As part of the diverse Lake Washington School District, Juanita High School has a population of students who speak 59 different primary languages in their homes. At least eight languages are spoken among Margarito’s students. 

To ensure his students are not left behind in any way because of language, Margarito provides assignments and other documents in multilingual formats whenever possible. He also enables a translation feature on his classroom smart board to provide Spanish subtitles as he speaks. 

And while not all teachers do these things yet, he said, these practices are becoming common as educators seek new ways to make classrooms more inclusive. 

Looking to the future of his own career, Margarito said he plans to one day teach at the college level. 

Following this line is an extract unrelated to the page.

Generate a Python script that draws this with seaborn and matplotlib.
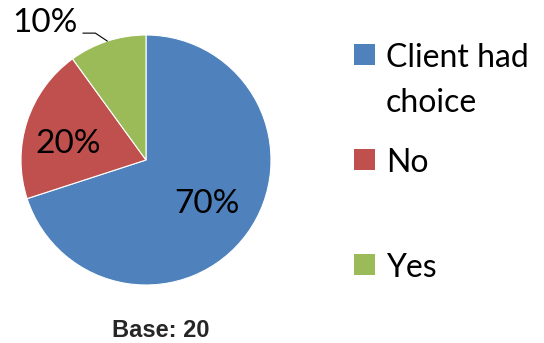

A person in front of a classroom of students.
Alex Margarito explaining the day’s assignment, which involved students calculating risk factors for diabetes. At the top of the screen behind him is a Spanish translation of his remarks.

Family tree grows new roots 

“While I still have dreams of where I want go,” he said, “I think it’s important to also reflect on how far I have come.” 

He explained that his parents are from a small town in Mexico that doesn’t have electricity. “My family came from nothing. My parents were living on the streets at seven years old, selling a variety of things to get by. They never graduated from elementary school, and despite now living in the U.S., neither one of them speaks English. They struggled a lot — but always dreamed of their kids getting a good education. 

As a first-generation college graduate, Margarito can now look forward to a better future for his children, as well. “I am just happy that my family tree is never going to be the same from here on out,” he said. “My kids will always have an opportunity in life, something my parents never had. 

“And I hope that by teaching at the high school level, I can shape the family trees of my students, too, and the generations to come.”